DO THIS
Quote the whole listing verbatim.
─── COLLECTED DATA
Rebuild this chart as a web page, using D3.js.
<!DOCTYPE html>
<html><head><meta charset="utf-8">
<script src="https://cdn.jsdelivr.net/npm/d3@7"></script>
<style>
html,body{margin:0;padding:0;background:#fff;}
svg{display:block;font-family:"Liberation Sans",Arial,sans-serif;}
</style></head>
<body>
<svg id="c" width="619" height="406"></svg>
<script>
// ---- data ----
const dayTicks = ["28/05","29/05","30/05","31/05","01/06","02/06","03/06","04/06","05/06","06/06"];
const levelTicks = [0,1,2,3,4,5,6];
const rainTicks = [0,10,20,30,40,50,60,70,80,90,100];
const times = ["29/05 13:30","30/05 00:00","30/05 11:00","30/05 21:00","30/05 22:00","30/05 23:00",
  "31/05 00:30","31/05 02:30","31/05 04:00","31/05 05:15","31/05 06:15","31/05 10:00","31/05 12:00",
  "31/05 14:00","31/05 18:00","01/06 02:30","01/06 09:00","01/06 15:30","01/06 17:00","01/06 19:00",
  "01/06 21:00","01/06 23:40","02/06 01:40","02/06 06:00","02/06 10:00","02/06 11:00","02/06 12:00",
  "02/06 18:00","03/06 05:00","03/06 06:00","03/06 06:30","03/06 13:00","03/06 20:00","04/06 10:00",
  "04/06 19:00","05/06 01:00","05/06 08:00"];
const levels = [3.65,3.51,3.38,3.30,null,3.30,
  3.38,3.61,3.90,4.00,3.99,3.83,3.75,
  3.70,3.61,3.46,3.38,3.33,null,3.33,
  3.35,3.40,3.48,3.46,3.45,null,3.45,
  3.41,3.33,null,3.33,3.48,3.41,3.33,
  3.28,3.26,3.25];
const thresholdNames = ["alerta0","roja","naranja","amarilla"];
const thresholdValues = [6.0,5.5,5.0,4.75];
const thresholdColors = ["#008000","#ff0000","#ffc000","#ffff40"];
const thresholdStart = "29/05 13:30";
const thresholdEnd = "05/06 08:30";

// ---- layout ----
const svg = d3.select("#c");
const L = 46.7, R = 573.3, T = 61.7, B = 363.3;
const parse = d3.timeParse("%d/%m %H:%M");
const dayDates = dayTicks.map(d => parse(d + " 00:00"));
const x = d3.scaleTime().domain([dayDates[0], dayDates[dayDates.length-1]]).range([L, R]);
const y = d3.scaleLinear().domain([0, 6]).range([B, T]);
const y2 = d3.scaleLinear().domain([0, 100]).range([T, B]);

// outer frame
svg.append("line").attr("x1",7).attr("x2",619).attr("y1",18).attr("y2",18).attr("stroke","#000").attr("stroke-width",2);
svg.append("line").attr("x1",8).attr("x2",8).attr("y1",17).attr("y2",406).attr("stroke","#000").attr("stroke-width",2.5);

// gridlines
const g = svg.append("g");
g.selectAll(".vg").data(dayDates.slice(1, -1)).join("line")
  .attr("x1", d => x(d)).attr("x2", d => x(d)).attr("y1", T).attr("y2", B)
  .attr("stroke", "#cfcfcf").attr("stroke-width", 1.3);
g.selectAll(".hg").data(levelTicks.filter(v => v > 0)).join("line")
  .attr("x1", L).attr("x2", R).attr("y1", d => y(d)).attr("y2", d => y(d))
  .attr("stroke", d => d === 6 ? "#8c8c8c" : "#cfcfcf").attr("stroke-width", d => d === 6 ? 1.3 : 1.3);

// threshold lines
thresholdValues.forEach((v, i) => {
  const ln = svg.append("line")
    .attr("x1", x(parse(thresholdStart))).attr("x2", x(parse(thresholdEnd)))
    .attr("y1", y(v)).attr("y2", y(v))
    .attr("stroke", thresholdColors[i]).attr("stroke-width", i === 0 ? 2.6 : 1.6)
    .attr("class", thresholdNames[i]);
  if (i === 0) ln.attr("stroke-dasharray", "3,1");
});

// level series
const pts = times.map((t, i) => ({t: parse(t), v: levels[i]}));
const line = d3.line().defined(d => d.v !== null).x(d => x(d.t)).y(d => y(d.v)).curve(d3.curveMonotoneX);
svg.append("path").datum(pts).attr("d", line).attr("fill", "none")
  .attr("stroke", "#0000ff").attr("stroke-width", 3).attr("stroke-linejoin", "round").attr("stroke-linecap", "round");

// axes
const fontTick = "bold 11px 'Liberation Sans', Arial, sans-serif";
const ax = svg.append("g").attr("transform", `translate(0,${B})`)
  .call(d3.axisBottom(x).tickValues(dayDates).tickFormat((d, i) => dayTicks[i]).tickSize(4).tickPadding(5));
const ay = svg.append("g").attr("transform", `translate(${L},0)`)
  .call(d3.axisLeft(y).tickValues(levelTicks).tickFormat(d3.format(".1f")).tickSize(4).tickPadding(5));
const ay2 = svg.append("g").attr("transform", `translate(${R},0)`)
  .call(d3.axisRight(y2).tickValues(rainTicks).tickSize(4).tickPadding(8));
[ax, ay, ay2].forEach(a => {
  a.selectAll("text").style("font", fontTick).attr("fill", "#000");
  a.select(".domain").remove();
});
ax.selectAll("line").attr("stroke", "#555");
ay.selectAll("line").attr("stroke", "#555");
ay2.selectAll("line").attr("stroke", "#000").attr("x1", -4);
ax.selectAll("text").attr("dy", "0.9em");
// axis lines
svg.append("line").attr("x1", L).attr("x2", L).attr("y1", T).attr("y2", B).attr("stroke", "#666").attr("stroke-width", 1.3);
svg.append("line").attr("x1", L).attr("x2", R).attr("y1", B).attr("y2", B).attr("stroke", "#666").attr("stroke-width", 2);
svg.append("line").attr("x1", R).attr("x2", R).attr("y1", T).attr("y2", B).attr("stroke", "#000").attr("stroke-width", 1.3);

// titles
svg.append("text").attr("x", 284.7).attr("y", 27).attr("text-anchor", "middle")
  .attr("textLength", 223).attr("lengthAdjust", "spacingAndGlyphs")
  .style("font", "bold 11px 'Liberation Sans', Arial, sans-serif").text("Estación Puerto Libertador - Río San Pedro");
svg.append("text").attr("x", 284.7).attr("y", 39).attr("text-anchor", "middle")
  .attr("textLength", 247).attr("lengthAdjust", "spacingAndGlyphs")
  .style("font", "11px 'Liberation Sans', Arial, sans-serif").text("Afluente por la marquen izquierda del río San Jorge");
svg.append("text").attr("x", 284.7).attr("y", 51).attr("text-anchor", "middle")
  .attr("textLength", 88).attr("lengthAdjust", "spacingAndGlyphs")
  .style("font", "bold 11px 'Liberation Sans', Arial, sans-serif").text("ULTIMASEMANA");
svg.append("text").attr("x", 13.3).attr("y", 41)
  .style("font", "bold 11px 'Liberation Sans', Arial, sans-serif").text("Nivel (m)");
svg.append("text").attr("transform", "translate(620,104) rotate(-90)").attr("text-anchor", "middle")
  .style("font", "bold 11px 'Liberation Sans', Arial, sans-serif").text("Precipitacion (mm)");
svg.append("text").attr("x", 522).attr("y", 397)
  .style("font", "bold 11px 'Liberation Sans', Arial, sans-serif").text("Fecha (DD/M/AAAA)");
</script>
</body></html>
──────
ANSWER TO THE EXERCISE
Rebuild this chart as a web page, using D3.js.
<!DOCTYPE html>
<html><head><meta charset="utf-8">
<script src="https://cdn.jsdelivr.net/npm/d3@7"></script>
<style>
html,body{margin:0;padding:0;background:#fff;}
svg{display:block;font-family:"Liberation Sans",Arial,sans-serif;}
</style></head>
<body>
<svg id="c" width="619" height="406"></svg>
<script>
// ---- data ----
const dayTicks = ["28/05","29/05","30/05","31/05","01/06","02/06","03/06","04/06","05/06","06/06"];
const levelTicks = [0,1,2,3,4,5,6];
const rainTicks = [0,10,20,30,40,50,60,70,80,90,100];
const times = ["29/05 13:30","30/05 00:00","30/05 11:00","30/05 21:00","30/05 22:00","30/05 23:00",
  "31/05 00:30","31/05 02:30","31/05 04:00","31/05 05:15","31/05 06:15","31/05 10:00","31/05 12:00",
  "31/05 14:00","31/05 18:00","01/06 02:30","01/06 09:00","01/06 15:30","01/06 17:00","01/06 19:00",
  "01/06 21:00","01/06 23:40","02/06 01:40","02/06 06:00","02/06 10:00","02/06 11:00","02/06 12:00",
  "02/06 18:00","03/06 05:00","03/06 06:00","03/06 06:30","03/06 13:00","03/06 20:00","04/06 10:00",
  "04/06 19:00","05/06 01:00","05/06 08:00"];
const levels = [3.65,3.51,3.38,3.30,null,3.30,
  3.38,3.61,3.90,4.00,3.99,3.83,3.75,
  3.70,3.61,3.46,3.38,3.33,null,3.33,
  3.35,3.40,3.48,3.46,3.45,null,3.45,
  3.41,3.33,null,3.33,3.48,3.41,3.33,
  3.28,3.26,3.25];
const thresholdNames = ["alerta0","roja","naranja","amarilla"];
const thresholdValues = [6.0,5.5,5.0,4.75];
const thresholdColors = ["#008000","#ff0000","#ffc000","#ffff40"];
const thresholdStart = "29/05 13:30";
const thresholdEnd = "05/06 08:30";

// ---- layout ----
const svg = d3.select("#c");
const L = 46.7, R = 573.3, T = 61.7, B = 363.3;
const parse = d3.timeParse("%d/%m %H:%M");
const dayDates = dayTicks.map(d => parse(d + " 00:00"));
const x = d3.scaleTime().domain([dayDates[0], dayDates[dayDates.length-1]]).range([L, R]);
const y = d3.scaleLinear().domain([0, 6]).range([B, T]);
const y2 = d3.scaleLinear().domain([0, 100]).range([T, B]);

// outer frame
svg.append("line").attr("x1",7).attr("x2",619).attr("y1",18).attr("y2",18).attr("stroke","#000").attr("stroke-width",2);
svg.append("line").attr("x1",8).attr("x2",8).attr("y1",17).attr("y2",406).attr("stroke","#000").attr("stroke-width",2.5);

// gridlines
const g = svg.append("g");
g.selectAll(".vg").data(dayDates.slice(1, -1)).join("line")
  .attr("x1", d => x(d)).attr("x2", d => x(d)).attr("y1", T).attr("y2", B)
  .attr("stroke", "#cfcfcf").attr("stroke-width", 1.3);
g.selectAll(".hg").data(levelTicks.filter(v => v > 0)).join("line")
  .attr("x1", L).attr("x2", R).attr("y1", d => y(d)).attr("y2", d => y(d))
  .attr("stroke", d => d === 6 ? "#8c8c8c" : "#cfcfcf").attr("stroke-width", d => d === 6 ? 1.3 : 1.3);

// threshold lines
thresholdValues.forEach((v, i) => {
  const ln = svg.append("line")
    .attr("x1", x(parse(thresholdStart))).attr("x2", x(parse(thresholdEnd)))
    .attr("y1", y(v)).attr("y2", y(v))
    .attr("stroke", thresholdColors[i]).attr("stroke-width", i === 0 ? 2.6 : 1.6)
    .attr("class", thresholdNames[i]);
  if (i === 0) ln.attr("stroke-dasharray", "3,1");
});

// level series
const pts = times.map((t, i) => ({t: parse(t), v: levels[i]}));
const line = d3.line().defined(d => d.v !== null).x(d => x(d.t)).y(d => y(d.v)).curve(d3.curveMonotoneX);
svg.append("path").datum(pts).attr("d", line).attr("fill", "none")
  .attr("stroke", "#0000ff").attr("stroke-width", 3).attr("stroke-linejoin", "round").attr("stroke-linecap", "round");

// axes
const fontTick = "bold 11px 'Liberation Sans', Arial, sans-serif";
const ax = svg.append("g").attr("transform", `translate(0,${B})`)
  .call(d3.axisBottom(x).tickValues(dayDates).tickFormat((d, i) => dayTicks[i]).tickSize(4).tickPadding(5));
const ay = svg.append("g").attr("transform", `translate(${L},0)`)
  .call(d3.axisLeft(y).tickValues(levelTicks).tickFormat(d3.format(".1f")).tickSize(4).tickPadding(5));
const ay2 = svg.append("g").attr("transform", `translate(${R},0)`)
  .call(d3.axisRight(y2).tickValues(rainTicks).tickSize(4).tickPadding(8));
[ax, ay, ay2].forEach(a => {
  a.selectAll("text").style("font", fontTick).attr("fill", "#000");
  a.select(".domain").remove();
});
ax.selectAll("line").attr("stroke", "#555");
ay.selectAll("line").attr("stroke", "#555");
ay2.selectAll("line").attr("stroke", "#000").attr("x1", -4);
ax.selectAll("text").attr("dy", "0.9em");
// axis lines
svg.append("line").attr("x1", L).attr("x2", L).attr("y1", T).attr("y2", B).attr("stroke", "#666").attr("stroke-width", 1.3);
svg.append("line").attr("x1", L).attr("x2", R).attr("y1", B).attr("y2", B).attr("stroke", "#666").attr("stroke-width", 2);
svg.append("line").attr("x1", R).attr("x2", R).attr("y1", T).attr("y2", B).attr("stroke", "#000").attr("stroke-width", 1.3);

// titles
svg.append("text").attr("x", 284.7).attr("y", 27).attr("text-anchor", "middle")
  .attr("textLength", 223).attr("lengthAdjust", "spacingAndGlyphs")
  .style("font", "bold 11px 'Liberation Sans', Arial, sans-serif").text("Estación Puerto Libertador - Río San Pedro");
svg.append("text").attr("x", 284.7).attr("y", 39).attr("text-anchor", "middle")
  .attr("textLength", 247).attr("lengthAdjust", "spacingAndGlyphs")
  .style("font", "11px 'Liberation Sans', Arial, sans-serif").text("Afluente por la marquen izquierda del río San Jorge");
svg.append("text").attr("x", 284.7).attr("y", 51).attr("text-anchor", "middle")
  .attr("textLength", 88).attr("lengthAdjust", "spacingAndGlyphs")
  .style("font", "bold 11px 'Liberation Sans', Arial, sans-serif").text("ULTIMASEMANA");
svg.append("text").attr("x", 13.3).attr("y", 41)
  .style("font", "bold 11px 'Liberation Sans', Arial, sans-serif").text("Nivel (m)");
svg.append("text").attr("transform", "translate(620,104) rotate(-90)").attr("text-anchor", "middle")
  .style("font", "bold 11px 'Liberation Sans', Arial, sans-serif").text("Precipitacion (mm)");
svg.append("text").attr("x", 522).attr("y", 397)
  .style("font", "bold 11px 'Liberation Sans', Arial, sans-serif").text("Fecha (DD/M/AAAA)");
</script>
</body></html>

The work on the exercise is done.